Parents: Take Action And Join This Friday’s Youth Climate Strikes
To be clear, this is not my attempt to re-frame the “narrative” of climate change. Neither am I going to give you a new “lens” through which to view climate change.
In the below you will not find scientific facts or debates as to whether teenagers have power. You also will not find prophecies about the future. Lastly, you will not find any black-and-white distinctions between the meanings of “hope” and “action.”
No, this is simply one man’s declaration that the parents of youth-who-skip-school-March-15th-in-order-to-attend-the-Youth-Climate-Strike-rally must join their offspring at the rallies. Parents, you must join your children. Do it. (H- is only 8, so this plan isn’t for me. But you can be sure I’d execute it flawlessly if she was going.)

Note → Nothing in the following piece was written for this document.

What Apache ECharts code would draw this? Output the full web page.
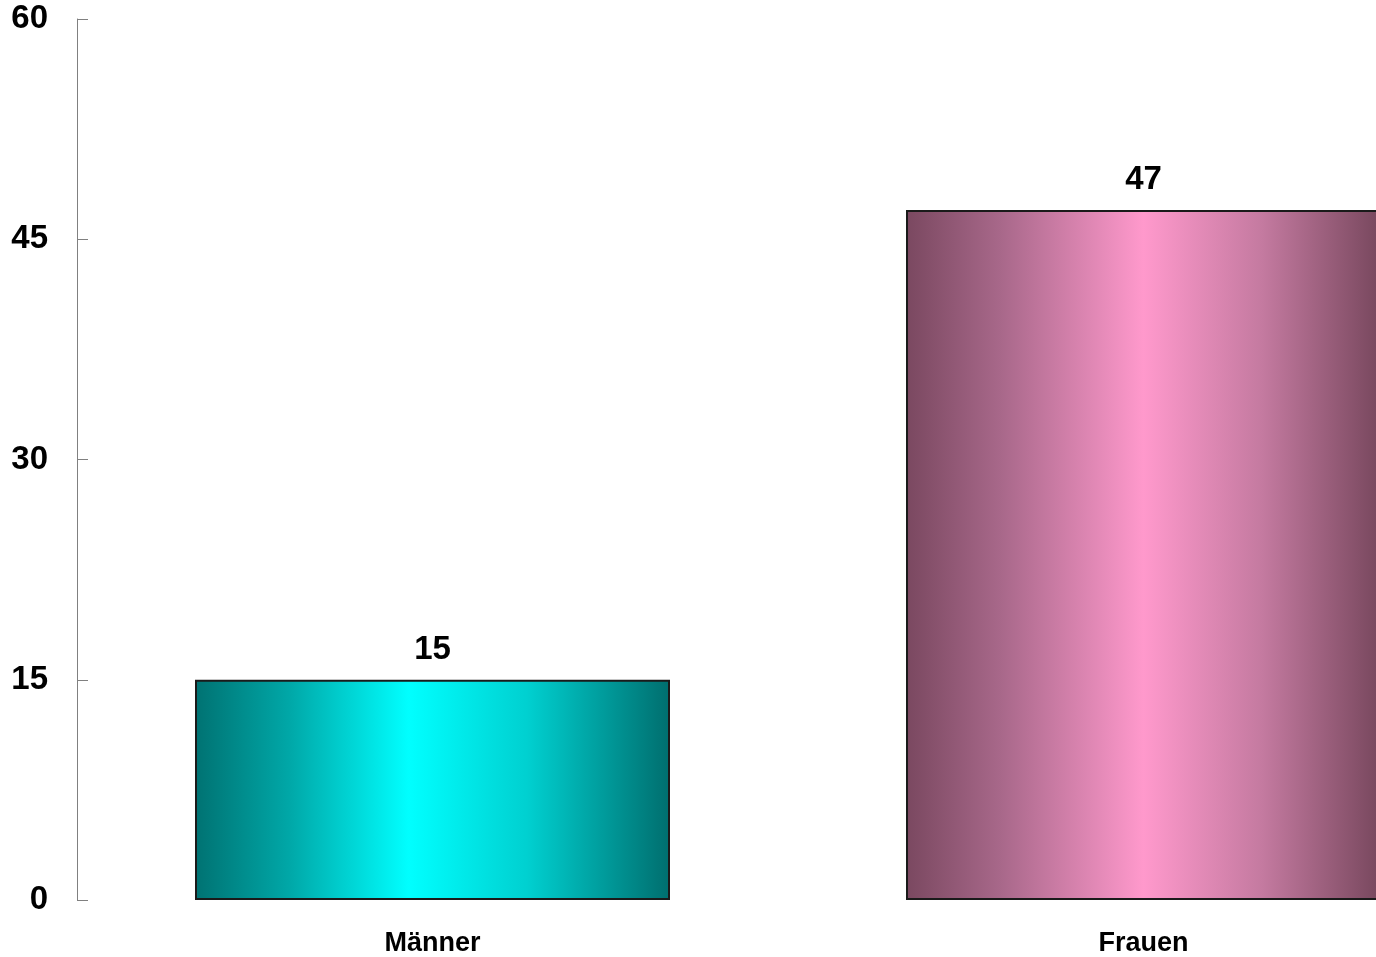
<!DOCTYPE html>
<html>
<head>
<meta charset="utf-8">
<script src="https://cdn.jsdelivr.net/npm/echarts@6/dist/echarts.min.js"></script>
<style>
html,body{margin:0;padding:0;background:#fff;}
#chart{width:1376px;height:957px;}
</style>
</head>
<body>
<div id="chart"></div>
<script>
const categories = ['Männer', 'Frauen'];
const values = [15, 47];
const yTicks = [0, 15, 30, 45, 60];

const gradients = [
  [
    {offset: 0, color: '#007272'},
    {offset: 0.2, color: '#00a8a8'},
    {offset: 0.45, color: '#00ffff'},
    {offset: 0.7, color: '#00d0d0'},
    {offset: 1, color: '#006e6e'}
  ],
  [
    {offset: 0, color: '#7a4860'},
    {offset: 0.2, color: '#a8688a'},
    {offset: 0.5, color: '#ff99cc'},
    {offset: 0.75, color: '#c47aa0'},
    {offset: 1, color: '#77475d'}
  ]
];

const chart = echarts.init(document.getElementById('chart'), null, {renderer: 'canvas'});
const font = '"Liberation Sans", Arial, sans-serif';

chart.setOption({
  animation: false,
  backgroundColor: '#ffffff',
  grid: {left: 77, top: 19, bottom: 57, width: 1422, containLabel: false, outerBoundsMode: 'none'},
  xAxis: {
    type: 'category',
    data: categories,
    axisLine: {show: false},
    axisTick: {show: false},
    axisLabel: {
      margin: 30,
      fontFamily: font,
      fontWeight: 'bold',
      fontSize: 27,
      color: '#000'
    }
  },
  yAxis: {
    type: 'value',
    min: yTicks[0],
    max: yTicks[yTicks.length - 1],
    interval: yTicks[1] - yTicks[0],
    splitLine: {show: false},
    axisLine: {show: true, lineStyle: {color: '#808080', width: 1}},
    axisTick: {show: true, inside: true, length: 11, lineStyle: {color: '#808080', width: 1}},
    axisLabel: {
      margin: 29,
      padding: [6, 0, 0, 0],
      fontFamily: font,
      fontWeight: 'bold',
      fontSize: 33,
      color: '#000'
    }
  },
  series: [{
    type: 'bar',
    barWidth: 475,
    data: values.map((v, i) => ({
      value: v,
      itemStyle: {
        color: {type: 'linear', x: 0, y: 0, x2: 1, y2: 0, colorStops: gradients[i]},
        borderColor: '#1a1a1a',
        borderWidth: 2
      }
    })),
    label: {
      show: true,
      position: 'top',
      distance: 13,
      fontFamily: font,
      fontWeight: 'bold',
      fontSize: 33,
      color: '#000'
    }
  }]
});
</script>
</body>
</html>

It strikes me as more than likely that many parents might not know their kids’ intentions regarding such things, so your first step is to ask them if they’re going. If you are lucky enough to have a child who asks if they can go, say, “Sure.”
Next, tonight or tomorrow night, here’s what you do. You make a sign. On this sign, write, “My daughter, my son, I love you. Come home.” Of course, when it comes to rally signs, the BIGGER and BOLDER the lettering, the better. So try, “MY DAUGHTER, MY SON, I LOVE YOU. COME HOME.” Yep, that’s better.
Then, whether you drive with them, drop them off, whether you walk, bus, bike, or have separate travel arrangements entirely, take off from your job and go to the rally. Here is the map.
Here’s where it gets tricky, but I trust you’ll sense the proper course of action. Position yourself so as to be seen by as many people as possible, and root yourself there. Now hold up your sign.
Clarification: It is imperative that you do not write your child’s name on the sign. You have a small window of opportunity here. Don’t waste it. There’s a physicality to “parenting” that most of you miss. Make your son(s) or daughter(s) incline their neck to find you.
When they do find you, hug them tightly–as tight as you can.
At home, it’s time for baby steps. I do not believe in trying something new like “conversation” at this point. Instead, read to them. Pick one of your favorite books. Tell them why you like it. Then begin to read the book aloud to them. Maybe just the first chapter, maybe more. No earbuds, no phone, no tablet, no youtubers, no nothin’. Beseech them to just sit in the same room for a while and listen.
Hopefully your reading voice isn’t too out of practice and hopefully you like good books.
But, then, I know you do. Good luck.
Wonderful post. Parents need to be informed of the garbage their children are being fed about this issue in school!